New Delhi: Former prime minister Vishwanath Pratap Singh, who gained renown not so much for his governance as for affirmative action that radically altered the political map of India, died Thursday afternoon.

The 77-year-old Singh breathed his last in Apollo Hospital after battling a kidney ailment and blood cancer for more than a decade.

An anti-corruption crusader, he was seen by many as a messiah of social justice who opened up opportunities for the lower and lower middle class strata of society, and was reviled by others for sharpening caste cleavages in Indian society with his Mandal politics.

“Singh was a thinking leader of independent India. He was not only a politician but a statesman who wanted to bring about social change in Indian society,” Shahid Siddiqui, senior BSP leader and Rajya Sabha MP, told IANS.

“I would call him a social reformer. His demise is a loss for India and all those who stand for a secular and equitable India,” siddiqui said.

“He has an important place in the history of Indian politics. The work done by him for the poor and the backwards is a major contribution to Indian society,” Mukhtar Abbas Naqvi, senior BJP leader, told IANS.

“He was a harbinger of social engineering,” Naqvi said.

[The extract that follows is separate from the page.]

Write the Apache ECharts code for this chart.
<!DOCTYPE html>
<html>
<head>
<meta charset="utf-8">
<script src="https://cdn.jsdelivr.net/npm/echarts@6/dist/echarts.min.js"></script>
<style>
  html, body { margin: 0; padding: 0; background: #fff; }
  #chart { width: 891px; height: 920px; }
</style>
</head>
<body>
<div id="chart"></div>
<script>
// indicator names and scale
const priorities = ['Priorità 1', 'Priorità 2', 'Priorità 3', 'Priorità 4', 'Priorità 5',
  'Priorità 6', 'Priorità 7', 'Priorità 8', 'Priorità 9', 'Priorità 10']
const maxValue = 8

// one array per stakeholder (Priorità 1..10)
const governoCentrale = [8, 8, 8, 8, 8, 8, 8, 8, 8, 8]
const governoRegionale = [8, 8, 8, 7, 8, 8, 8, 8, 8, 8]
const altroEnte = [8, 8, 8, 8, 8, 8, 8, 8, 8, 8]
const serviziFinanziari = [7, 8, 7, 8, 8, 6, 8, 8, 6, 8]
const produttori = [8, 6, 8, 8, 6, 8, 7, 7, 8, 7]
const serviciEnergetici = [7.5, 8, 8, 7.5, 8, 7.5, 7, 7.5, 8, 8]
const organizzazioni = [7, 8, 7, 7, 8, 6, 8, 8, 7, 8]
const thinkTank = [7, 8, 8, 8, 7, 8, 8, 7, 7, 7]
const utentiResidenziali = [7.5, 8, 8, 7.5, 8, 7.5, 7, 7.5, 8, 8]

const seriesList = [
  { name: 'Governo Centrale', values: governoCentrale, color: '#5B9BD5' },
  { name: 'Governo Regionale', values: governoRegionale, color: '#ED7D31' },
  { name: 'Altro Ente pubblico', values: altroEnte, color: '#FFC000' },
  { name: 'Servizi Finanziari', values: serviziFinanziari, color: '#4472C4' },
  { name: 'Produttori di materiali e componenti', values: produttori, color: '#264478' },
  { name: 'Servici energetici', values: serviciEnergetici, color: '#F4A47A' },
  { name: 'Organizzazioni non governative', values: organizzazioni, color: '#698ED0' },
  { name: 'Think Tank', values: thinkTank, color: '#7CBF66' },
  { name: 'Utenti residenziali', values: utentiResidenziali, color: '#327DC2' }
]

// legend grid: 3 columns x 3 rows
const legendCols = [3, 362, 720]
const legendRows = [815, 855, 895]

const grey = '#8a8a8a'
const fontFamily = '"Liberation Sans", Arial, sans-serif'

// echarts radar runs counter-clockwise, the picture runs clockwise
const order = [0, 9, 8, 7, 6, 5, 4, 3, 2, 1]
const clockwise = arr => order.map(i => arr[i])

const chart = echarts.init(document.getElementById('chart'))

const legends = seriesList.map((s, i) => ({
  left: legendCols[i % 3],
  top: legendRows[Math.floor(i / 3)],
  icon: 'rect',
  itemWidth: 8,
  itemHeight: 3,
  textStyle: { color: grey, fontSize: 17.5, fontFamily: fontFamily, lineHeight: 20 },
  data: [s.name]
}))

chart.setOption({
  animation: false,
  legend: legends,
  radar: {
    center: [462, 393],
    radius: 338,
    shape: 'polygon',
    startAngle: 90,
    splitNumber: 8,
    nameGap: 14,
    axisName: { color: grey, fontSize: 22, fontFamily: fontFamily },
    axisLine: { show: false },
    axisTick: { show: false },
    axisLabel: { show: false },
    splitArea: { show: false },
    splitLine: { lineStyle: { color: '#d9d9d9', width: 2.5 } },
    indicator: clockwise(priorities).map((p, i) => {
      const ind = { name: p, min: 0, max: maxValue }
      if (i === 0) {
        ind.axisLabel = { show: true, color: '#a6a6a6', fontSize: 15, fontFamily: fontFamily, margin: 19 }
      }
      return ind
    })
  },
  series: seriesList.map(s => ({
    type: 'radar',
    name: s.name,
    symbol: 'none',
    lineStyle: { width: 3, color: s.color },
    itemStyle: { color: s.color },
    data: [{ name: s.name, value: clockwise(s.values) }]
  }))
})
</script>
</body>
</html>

V.P. Singh served as finance minister and defence minister in the Rajiv Gandhi government before he turned against him and resigned over the issue of alleged payoff in the purchase of Bofors guns. He campaigned on the issue of corruption and probity in public life.

In 1989, snatching victory from the jaws of the Congress which had come to power in the 1984 elections with two-thirds majority, Singh formed the National Front government and ruled the country from December 2, 1989 to November 10, 1990. In those days, Singh was being called “Mr. Cleaner” to Gandhi's much-touted “Mr. Clean” image.

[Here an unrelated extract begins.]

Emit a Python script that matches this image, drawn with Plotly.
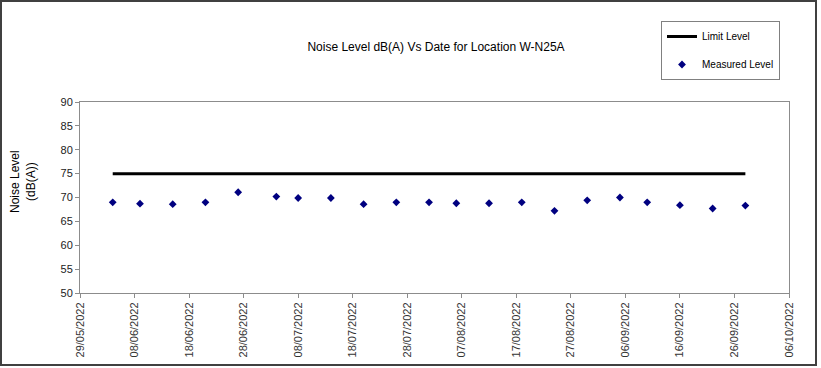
import plotly.graph_objects as go

dates = ['2022-06-04', '2022-06-09', '2022-06-15', '2022-06-21', '2022-06-27',
         '2022-07-04', '2022-07-08', '2022-07-14', '2022-07-20', '2022-07-26',
         '2022-08-01', '2022-08-06', '2022-08-12', '2022-08-18', '2022-08-24',
         '2022-08-30', '2022-09-05', '2022-09-10', '2022-09-16', '2022-09-22',
         '2022-09-28']
measured = [69.0, 68.7, 68.6, 69.0, 71.1, 70.2, 69.9, 69.9, 68.6, 69.0,
            69.0, 68.8, 68.8, 69.0, 67.2, 69.4, 70.0, 69.0, 68.4, 67.7, 68.3]
limit_value = 75
limit = [limit_value] * len(dates)

title_text = "Noise Level dB(A) Vs Date for Location W-N25A"
y_title = "Noise Level<br>(dB(A))"
x_range = ['2022-05-29', '2022-10-06']
y_ticks = [50, 55, 60, 65, 70, 75, 80, 85, 90]

W, H = 821, 368
L, R, T, B = 80, 32, 102, 75
pw, ph = W - L - R, H - T - B

def px(x):
    return (x - L) / pw

def py(y):
    return (H - B - y) / ph

FONT = "Liberation Sans, Arial, sans-serif"

fig = go.Figure()
fig.add_trace(go.Scatter(
    x=dates, y=limit, mode='lines', name='Limit Level',
    line=dict(color='black', width=3), legendgroup='a'))
fig.add_trace(go.Scatter(
    x=dates, y=measured, mode='markers', name='Measured Level',
    marker=dict(symbol='diamond', color='#000080', size=6), legendgroup='b'))

fig.update_layout(
    width=W, height=H,
    margin=dict(l=L, r=R, t=T, b=B, autoexpand=False),
    paper_bgcolor='white', plot_bgcolor='white',
    font=dict(family=FONT, size=11, color='#000000'),
    title=dict(text=title_text, xref='container', x=436 / W, xanchor='center',
               y=1 - 47 / H, yanchor='middle',
               font=dict(size=12, family=FONT, color='black')),
    showlegend=True,
    legend=dict(x=px(661), xanchor='left', y=py(21), yanchor='top',
                bordercolor='#808080', borderwidth=1, bgcolor='white',
                font=dict(size=10, family=FONT, color='black'),
                tracegroupgap=9, traceorder='grouped',
                entrywidth=85, entrywidthmode='pixels'),
    xaxis=dict(type='date', range=x_range, tick0='2022-05-29',
               dtick=10 * 86400000, tickformat='%d/%m/%Y', tickangle=-90,
               showgrid=False, zeroline=False, showline=True, mirror=True,
               linecolor='#8c8c8c', linewidth=1, ticks='outside', ticklen=4,
               tickcolor='#8c8c8c',
               tickfont=dict(size=11, family=FONT, color='#333333')),
    yaxis=dict(range=[50, 90], tickvals=y_ticks, showgrid=False,
               zeroline=False, showline=True, mirror=True,
               linecolor='#8c8c8c', linewidth=1, ticks='outside', ticklen=4,
               tickcolor='#8c8c8c',
               tickfont=dict(size=11, family=FONT, color='#222222')),
    annotations=[dict(text=y_title, xref='paper', yref='paper',
                      x=px(23), y=py(182), xanchor='center', yanchor='middle',
                      textangle=-90, showarrow=False,
                      font=dict(size=12, family=FONT, color='black'))],
    shapes=[dict(type='rect', xref='paper', yref='paper',
                 x0=px(1), x1=px(816), y0=py(1), y1=py(365),
                 line=dict(color='#404040', width=2), layer='below')],
)

fig.write_html("out.html", config={'displayModeBar': False},
               post_script="document.body.style.margin='0';document.body.style.overflow='hidden';")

In August 1990, Singh decided to implement the recommendations of the Mandal Commission that reserved 27 per cent of the jobs in central government for the so-called other backward classes (OBC) who comprised 52 percent of the Indian population.

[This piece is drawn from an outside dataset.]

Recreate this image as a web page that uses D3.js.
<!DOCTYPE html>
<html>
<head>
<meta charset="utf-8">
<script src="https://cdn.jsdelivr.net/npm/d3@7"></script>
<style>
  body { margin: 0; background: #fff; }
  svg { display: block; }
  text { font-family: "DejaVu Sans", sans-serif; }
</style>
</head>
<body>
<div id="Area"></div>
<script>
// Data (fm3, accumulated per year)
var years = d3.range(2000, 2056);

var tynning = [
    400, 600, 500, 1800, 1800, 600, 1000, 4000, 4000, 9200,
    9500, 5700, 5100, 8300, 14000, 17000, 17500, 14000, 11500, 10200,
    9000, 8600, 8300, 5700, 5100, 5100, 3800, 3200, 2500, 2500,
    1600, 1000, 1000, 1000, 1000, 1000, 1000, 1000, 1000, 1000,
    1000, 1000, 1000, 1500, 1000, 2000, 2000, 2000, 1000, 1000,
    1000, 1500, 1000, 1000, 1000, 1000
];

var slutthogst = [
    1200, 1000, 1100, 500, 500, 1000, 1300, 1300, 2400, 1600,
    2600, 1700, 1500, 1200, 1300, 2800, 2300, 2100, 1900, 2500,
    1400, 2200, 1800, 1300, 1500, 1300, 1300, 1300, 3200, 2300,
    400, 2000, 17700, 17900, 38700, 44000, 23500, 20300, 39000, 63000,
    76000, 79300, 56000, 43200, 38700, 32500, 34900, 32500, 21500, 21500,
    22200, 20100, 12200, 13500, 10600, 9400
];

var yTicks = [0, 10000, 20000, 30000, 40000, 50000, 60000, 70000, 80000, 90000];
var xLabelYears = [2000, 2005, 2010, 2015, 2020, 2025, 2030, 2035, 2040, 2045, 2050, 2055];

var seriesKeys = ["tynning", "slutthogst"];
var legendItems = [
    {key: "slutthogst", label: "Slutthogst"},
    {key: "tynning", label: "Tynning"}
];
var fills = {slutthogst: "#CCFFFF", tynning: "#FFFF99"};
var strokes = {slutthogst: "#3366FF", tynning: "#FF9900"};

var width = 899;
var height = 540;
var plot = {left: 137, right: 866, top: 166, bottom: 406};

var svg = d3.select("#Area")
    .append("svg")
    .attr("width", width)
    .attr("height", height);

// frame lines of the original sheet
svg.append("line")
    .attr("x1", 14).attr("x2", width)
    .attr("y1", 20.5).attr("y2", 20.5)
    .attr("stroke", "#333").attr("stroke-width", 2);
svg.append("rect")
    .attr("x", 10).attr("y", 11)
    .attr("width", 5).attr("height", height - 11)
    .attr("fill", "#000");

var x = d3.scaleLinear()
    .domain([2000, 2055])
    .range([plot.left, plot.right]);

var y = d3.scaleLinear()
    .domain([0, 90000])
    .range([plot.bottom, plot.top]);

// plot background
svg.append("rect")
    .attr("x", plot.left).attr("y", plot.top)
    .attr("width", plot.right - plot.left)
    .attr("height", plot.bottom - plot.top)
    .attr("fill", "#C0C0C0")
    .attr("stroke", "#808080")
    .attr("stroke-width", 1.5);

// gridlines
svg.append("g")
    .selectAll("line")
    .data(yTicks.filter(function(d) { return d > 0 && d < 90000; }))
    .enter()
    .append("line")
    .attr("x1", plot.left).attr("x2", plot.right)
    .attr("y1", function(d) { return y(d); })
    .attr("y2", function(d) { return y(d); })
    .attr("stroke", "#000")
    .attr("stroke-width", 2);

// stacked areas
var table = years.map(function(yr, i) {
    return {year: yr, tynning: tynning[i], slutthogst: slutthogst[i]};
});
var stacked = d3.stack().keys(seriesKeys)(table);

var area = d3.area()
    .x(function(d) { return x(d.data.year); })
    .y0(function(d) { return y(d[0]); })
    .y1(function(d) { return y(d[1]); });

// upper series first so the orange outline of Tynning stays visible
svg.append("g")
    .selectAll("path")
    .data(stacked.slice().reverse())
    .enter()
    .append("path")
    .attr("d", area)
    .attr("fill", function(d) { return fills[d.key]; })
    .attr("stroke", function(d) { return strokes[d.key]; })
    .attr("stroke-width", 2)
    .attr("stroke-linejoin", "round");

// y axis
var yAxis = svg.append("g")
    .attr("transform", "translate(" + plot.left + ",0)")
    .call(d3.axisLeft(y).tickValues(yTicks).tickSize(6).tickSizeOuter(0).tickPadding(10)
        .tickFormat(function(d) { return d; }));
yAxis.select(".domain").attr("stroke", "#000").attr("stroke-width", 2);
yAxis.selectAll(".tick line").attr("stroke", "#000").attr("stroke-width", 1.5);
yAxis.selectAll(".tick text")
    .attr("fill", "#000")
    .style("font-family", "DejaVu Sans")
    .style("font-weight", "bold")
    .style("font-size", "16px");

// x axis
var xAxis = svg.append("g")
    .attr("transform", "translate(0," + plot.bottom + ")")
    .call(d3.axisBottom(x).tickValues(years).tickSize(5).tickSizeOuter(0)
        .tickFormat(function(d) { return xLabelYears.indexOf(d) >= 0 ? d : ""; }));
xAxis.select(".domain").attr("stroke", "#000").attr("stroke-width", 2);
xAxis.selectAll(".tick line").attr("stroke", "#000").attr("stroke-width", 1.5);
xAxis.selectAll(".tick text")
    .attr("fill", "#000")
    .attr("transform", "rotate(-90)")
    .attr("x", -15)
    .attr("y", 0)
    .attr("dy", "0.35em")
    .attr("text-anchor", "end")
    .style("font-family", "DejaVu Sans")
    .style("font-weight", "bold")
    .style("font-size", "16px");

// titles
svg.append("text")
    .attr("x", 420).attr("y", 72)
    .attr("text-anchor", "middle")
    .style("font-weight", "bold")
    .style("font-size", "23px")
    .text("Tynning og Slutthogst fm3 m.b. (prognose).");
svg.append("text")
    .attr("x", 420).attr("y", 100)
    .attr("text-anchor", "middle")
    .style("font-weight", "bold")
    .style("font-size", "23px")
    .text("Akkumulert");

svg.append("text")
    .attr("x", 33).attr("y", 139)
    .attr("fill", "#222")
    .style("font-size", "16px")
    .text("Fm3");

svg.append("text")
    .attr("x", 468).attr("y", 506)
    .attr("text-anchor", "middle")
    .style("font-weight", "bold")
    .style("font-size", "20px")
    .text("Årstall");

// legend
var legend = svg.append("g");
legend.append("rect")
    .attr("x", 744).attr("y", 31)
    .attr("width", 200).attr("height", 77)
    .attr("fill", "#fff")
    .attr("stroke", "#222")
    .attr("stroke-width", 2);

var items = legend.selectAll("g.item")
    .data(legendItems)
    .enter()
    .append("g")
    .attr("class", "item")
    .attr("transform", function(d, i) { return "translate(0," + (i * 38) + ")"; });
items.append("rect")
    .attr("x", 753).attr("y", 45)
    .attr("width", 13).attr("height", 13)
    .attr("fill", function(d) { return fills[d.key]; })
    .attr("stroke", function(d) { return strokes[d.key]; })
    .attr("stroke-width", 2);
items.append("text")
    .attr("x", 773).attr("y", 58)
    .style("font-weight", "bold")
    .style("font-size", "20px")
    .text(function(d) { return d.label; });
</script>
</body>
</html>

It was a move that elicited a backlash from the urban, high-caste youth who saw job quota as a challenge to their educational and career prospects and which radically re-altered political equations in the country.

Singh's controversial decision to get Bharatiya Janata Party leader L.K. Advani arrested in 1990 over charges of fomenting communal tension at the height of the movement over a Hindu temple in Ayodhya led to the withdrawal of the BJP's support to the V.P. Singh-led Janata Dal government.

His prime ministerial tenure, lasting less a year, is mostly remembered for his policy of extending reservations to OBCs, tussle with powerful corporate interests and his decision to arrest Advani, which turned out to be his nemesis.

Born on June 25, 1931, in Allahabad, Singh is one of few Indian politicians whose reputation for integrity has survived the pressures of partisan politics. Even his critics concede Singh his reputation for clean personal conduct and a streak of idealism, which many found irksome.

In 1982, Singh resigned as chief Minister of Uttar Pradesh, India's largest state, when he failed to live up to his self-imposed deadline to crush gangs of bandits in the state.

Appointed by Indira Gandhi after her return to power in 1980, Singh's administration earned respect for its honesty and his spirited attempts to curb dacoity and thuggery in the state.

In the last decade or so, Singh, a scion of the family that ruled the principality of Manda, near Allahabad, reinvented himself as a painter and a poet and continued to be a bridge builder among political parties opposed to the Congress party.

He also cast himself in the mould of an elder statesman in the succeeding governments of H. D. Deve Gowda and I. K. Gujral. In 1992, Singh was the first to propose the name of the future President K. R. Narayanan as a candidate for vice-president.

Two years ago, Singh's 75th birthday celebrations turned into a major meeting point for leaders across the political divide, ranging from Prime Minister Manmohan Singh to Ram Vilas Paswan to the Communist parties' A. B. Bardhan and Sitaram Yechuri.